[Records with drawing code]

----------

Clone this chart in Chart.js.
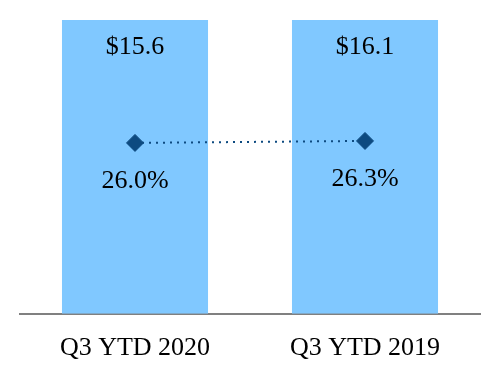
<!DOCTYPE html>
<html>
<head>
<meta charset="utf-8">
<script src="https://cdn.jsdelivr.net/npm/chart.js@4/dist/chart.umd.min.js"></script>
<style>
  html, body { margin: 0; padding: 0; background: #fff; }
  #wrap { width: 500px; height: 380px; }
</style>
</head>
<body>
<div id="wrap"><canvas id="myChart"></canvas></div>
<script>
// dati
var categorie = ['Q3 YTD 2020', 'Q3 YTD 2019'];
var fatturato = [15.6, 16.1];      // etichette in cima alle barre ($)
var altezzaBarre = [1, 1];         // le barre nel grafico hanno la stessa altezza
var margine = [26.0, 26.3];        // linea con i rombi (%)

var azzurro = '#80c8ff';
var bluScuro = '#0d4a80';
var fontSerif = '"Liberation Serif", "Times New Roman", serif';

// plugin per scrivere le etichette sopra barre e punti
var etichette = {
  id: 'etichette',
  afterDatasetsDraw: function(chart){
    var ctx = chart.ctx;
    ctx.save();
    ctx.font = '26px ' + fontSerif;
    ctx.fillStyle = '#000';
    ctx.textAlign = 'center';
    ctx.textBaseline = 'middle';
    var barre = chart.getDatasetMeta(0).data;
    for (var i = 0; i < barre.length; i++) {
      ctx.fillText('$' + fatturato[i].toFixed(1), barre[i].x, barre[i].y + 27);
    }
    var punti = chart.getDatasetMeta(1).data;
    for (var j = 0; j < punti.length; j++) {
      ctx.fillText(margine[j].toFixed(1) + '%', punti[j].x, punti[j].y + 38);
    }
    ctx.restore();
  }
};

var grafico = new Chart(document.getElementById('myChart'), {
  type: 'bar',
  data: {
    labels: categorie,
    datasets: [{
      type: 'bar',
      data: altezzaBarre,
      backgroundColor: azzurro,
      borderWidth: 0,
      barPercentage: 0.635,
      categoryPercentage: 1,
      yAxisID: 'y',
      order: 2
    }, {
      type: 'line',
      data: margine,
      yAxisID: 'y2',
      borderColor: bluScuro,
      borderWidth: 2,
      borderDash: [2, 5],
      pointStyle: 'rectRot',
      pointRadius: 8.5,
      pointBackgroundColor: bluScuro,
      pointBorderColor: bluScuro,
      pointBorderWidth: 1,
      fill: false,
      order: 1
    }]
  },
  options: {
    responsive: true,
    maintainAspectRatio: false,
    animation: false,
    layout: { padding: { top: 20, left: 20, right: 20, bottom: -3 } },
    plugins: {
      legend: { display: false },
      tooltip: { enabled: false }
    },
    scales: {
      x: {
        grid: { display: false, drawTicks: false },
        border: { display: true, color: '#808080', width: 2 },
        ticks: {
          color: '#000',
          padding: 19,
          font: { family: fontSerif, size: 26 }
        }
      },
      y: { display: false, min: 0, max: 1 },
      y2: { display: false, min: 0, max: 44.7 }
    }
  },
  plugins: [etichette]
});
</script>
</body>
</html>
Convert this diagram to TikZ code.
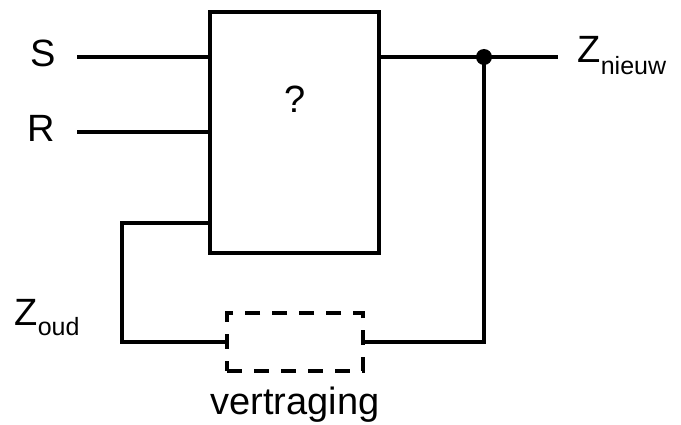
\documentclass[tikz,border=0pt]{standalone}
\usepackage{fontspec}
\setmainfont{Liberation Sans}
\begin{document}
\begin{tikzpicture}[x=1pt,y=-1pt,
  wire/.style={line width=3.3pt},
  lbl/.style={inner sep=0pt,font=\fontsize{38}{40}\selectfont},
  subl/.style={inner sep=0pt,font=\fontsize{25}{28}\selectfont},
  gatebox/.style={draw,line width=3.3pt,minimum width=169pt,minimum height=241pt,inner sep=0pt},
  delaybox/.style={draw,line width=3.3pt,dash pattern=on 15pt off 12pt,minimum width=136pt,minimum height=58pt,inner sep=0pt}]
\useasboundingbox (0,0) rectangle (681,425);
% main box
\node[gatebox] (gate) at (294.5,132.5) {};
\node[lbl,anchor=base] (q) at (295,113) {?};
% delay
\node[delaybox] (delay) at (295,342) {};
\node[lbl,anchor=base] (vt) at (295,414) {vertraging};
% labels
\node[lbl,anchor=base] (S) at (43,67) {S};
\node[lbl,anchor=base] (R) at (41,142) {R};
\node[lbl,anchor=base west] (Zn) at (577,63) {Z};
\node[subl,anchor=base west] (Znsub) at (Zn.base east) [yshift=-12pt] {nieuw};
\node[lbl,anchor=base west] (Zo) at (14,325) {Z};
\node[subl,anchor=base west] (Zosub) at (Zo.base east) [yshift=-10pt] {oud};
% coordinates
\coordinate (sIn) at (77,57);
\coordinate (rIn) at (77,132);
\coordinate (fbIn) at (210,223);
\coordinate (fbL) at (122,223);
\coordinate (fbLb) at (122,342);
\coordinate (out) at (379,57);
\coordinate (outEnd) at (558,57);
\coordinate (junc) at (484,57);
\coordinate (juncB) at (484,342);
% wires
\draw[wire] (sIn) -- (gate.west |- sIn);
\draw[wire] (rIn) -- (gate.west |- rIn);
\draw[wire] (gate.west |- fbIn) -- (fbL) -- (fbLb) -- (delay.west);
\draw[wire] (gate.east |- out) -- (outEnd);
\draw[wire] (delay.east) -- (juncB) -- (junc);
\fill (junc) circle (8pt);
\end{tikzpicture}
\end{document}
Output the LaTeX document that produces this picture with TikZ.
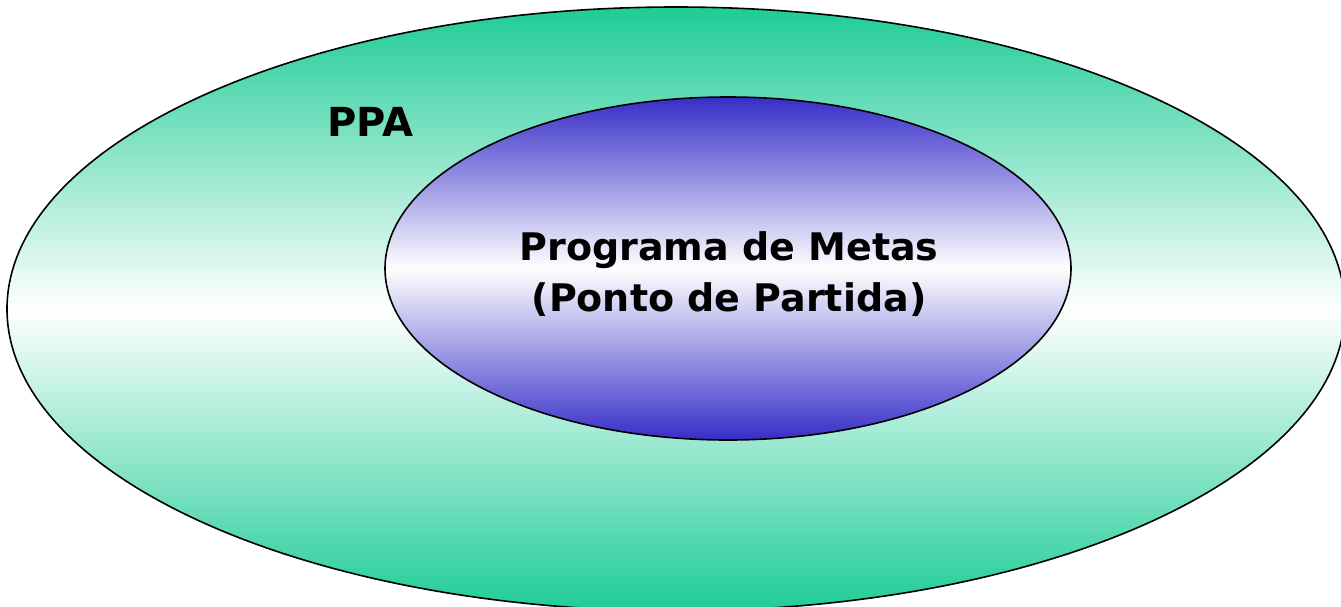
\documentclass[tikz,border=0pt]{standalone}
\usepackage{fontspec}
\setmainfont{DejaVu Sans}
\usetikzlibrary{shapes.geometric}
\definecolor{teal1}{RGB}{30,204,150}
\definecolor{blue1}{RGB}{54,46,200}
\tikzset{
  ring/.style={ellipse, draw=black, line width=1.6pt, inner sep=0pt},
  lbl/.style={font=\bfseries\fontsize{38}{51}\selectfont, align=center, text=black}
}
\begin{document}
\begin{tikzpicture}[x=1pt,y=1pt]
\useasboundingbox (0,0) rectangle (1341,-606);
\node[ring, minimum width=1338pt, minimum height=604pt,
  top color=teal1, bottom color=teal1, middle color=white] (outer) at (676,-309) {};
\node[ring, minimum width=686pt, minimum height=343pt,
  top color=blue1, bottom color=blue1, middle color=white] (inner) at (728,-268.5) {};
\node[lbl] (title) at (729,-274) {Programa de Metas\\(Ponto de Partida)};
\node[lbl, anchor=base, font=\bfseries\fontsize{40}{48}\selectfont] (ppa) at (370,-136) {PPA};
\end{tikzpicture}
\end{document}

----------

AIM OF THE TASK ::
Copy every line of the data word for word, omitting the images.

SOLUTION TO THIS EXERCISE ::
Clone this chart in Chart.js.
<!DOCTYPE html>
<html>
<head>
<meta charset="utf-8">
<script src="https://cdn.jsdelivr.net/npm/chart.js@4/dist/chart.umd.min.js"></script>
<style>
  html, body { margin: 0; padding: 0; background: #fff; }
  #wrap { width: 500px; height: 380px; }
</style>
</head>
<body>
<div id="wrap"><canvas id="myChart"></canvas></div>
<script>
// dati
var categorie = ['Q3 YTD 2020', 'Q3 YTD 2019'];
var fatturato = [15.6, 16.1];      // etichette in cima alle barre ($)
var altezzaBarre = [1, 1];         // le barre nel grafico hanno la stessa altezza
var margine = [26.0, 26.3];        // linea con i rombi (%)

var azzurro = '#80c8ff';
var bluScuro = '#0d4a80';
var fontSerif = '"Liberation Serif", "Times New Roman", serif';

// plugin per scrivere le etichette sopra barre e punti
var etichette = {
  id: 'etichette',
  afterDatasetsDraw: function(chart){
    var ctx = chart.ctx;
    ctx.save();
    ctx.font = '26px ' + fontSerif;
    ctx.fillStyle = '#000';
    ctx.textAlign = 'center';
    ctx.textBaseline = 'middle';
    var barre = chart.getDatasetMeta(0).data;
    for (var i = 0; i < barre.length; i++) {
      ctx.fillText('$' + fatturato[i].toFixed(1), barre[i].x, barre[i].y + 27);
    }
    var punti = chart.getDatasetMeta(1).data;
    for (var j = 0; j < punti.length; j++) {
      ctx.fillText(margine[j].toFixed(1) + '%', punti[j].x, punti[j].y + 38);
    }
    ctx.restore();
  }
};

var grafico = new Chart(document.getElementById('myChart'), {
  type: 'bar',
  data: {
    labels: categorie,
    datasets: [{
      type: 'bar',
      data: altezzaBarre,
      backgroundColor: azzurro,
      borderWidth: 0,
      barPercentage: 0.635,
      categoryPercentage: 1,
      yAxisID: 'y',
      order: 2
    }, {
      type: 'line',
      data: margine,
      yAxisID: 'y2',
      borderColor: bluScuro,
      borderWidth: 2,
      borderDash: [2, 5],
      pointStyle: 'rectRot',
      pointRadius: 8.5,
      pointBackgroundColor: bluScuro,
      pointBorderColor: bluScuro,
      pointBorderWidth: 1,
      fill: false,
      order: 1
    }]
  },
  options: {
    responsive: true,
    maintainAspectRatio: false,
    animation: false,
    layout: { padding: { top: 20, left: 20, right: 20, bottom: -3 } },
    plugins: {
      legend: { display: false },
      tooltip: { enabled: false }
    },
    scales: {
      x: {
        grid: { display: false, drawTicks: false },
        border: { display: true, color: '#808080', width: 2 },
        ticks: {
          color: '#000',
          padding: 19,
          font: { family: fontSerif, size: 26 }
        }
      },
      y: { display: false, min: 0, max: 1 },
      y2: { display: false, min: 0, max: 44.7 }
    }
  },
  plugins: [etichette]
});
</script>
</body>
</html>
Convert this diagram to TikZ code.
\documentclass[tikz,border=0pt]{standalone}
\usepackage{fontspec}
\setmainfont{Liberation Sans}
\begin{document}
\begin{tikzpicture}[x=1pt,y=-1pt,
  wire/.style={line width=3.3pt},
  lbl/.style={inner sep=0pt,font=\fontsize{38}{40}\selectfont},
  subl/.style={inner sep=0pt,font=\fontsize{25}{28}\selectfont},
  gatebox/.style={draw,line width=3.3pt,minimum width=169pt,minimum height=241pt,inner sep=0pt},
  delaybox/.style={draw,line width=3.3pt,dash pattern=on 15pt off 12pt,minimum width=136pt,minimum height=58pt,inner sep=0pt}]
\useasboundingbox (0,0) rectangle (681,425);
% main box
\node[gatebox] (gate) at (294.5,132.5) {};
\node[lbl,anchor=base] (q) at (295,113) {?};
% delay
\node[delaybox] (delay) at (295,342) {};
\node[lbl,anchor=base] (vt) at (295,414) {vertraging};
% labels
\node[lbl,anchor=base] (S) at (43,67) {S};
\node[lbl,anchor=base] (R) at (41,142) {R};
\node[lbl,anchor=base west] (Zn) at (577,63) {Z};
\node[subl,anchor=base west] (Znsub) at (Zn.base east) [yshift=-12pt] {nieuw};
\node[lbl,anchor=base west] (Zo) at (14,325) {Z};
\node[subl,anchor=base west] (Zosub) at (Zo.base east) [yshift=-10pt] {oud};
% coordinates
\coordinate (sIn) at (77,57);
\coordinate (rIn) at (77,132);
\coordinate (fbIn) at (210,223);
\coordinate (fbL) at (122,223);
\coordinate (fbLb) at (122,342);
\coordinate (out) at (379,57);
\coordinate (outEnd) at (558,57);
\coordinate (junc) at (484,57);
\coordinate (juncB) at (484,342);
% wires
\draw[wire] (sIn) -- (gate.west |- sIn);
\draw[wire] (rIn) -- (gate.west |- rIn);
\draw[wire] (gate.west |- fbIn) -- (fbL) -- (fbLb) -- (delay.west);
\draw[wire] (gate.east |- out) -- (outEnd);
\draw[wire] (delay.east) -- (juncB) -- (junc);
\fill (junc) circle (8pt);
\end{tikzpicture}
\end{document}
Output the LaTeX document that produces this picture with TikZ.
\documentclass[tikz,border=0pt]{standalone}
\usepackage{fontspec}
\setmainfont{DejaVu Sans}
\usetikzlibrary{shapes.geometric}
\definecolor{teal1}{RGB}{30,204,150}
\definecolor{blue1}{RGB}{54,46,200}
\tikzset{
  ring/.style={ellipse, draw=black, line width=1.6pt, inner sep=0pt},
  lbl/.style={font=\bfseries\fontsize{38}{51}\selectfont, align=center, text=black}
}
\begin{document}
\begin{tikzpicture}[x=1pt,y=1pt]
\useasboundingbox (0,0) rectangle (1341,-606);
\node[ring, minimum width=1338pt, minimum height=604pt,
  top color=teal1, bottom color=teal1, middle color=white] (outer) at (676,-309) {};
\node[ring, minimum width=686pt, minimum height=343pt,
  top color=blue1, bottom color=blue1, middle color=white] (inner) at (728,-268.5) {};
\node[lbl] (title) at (729,-274) {Programa de Metas\\(Ponto de Partida)};
\node[lbl, anchor=base, font=\bfseries\fontsize{40}{48}\selectfont] (ppa) at (370,-136) {PPA};
\end{tikzpicture}
\end{document}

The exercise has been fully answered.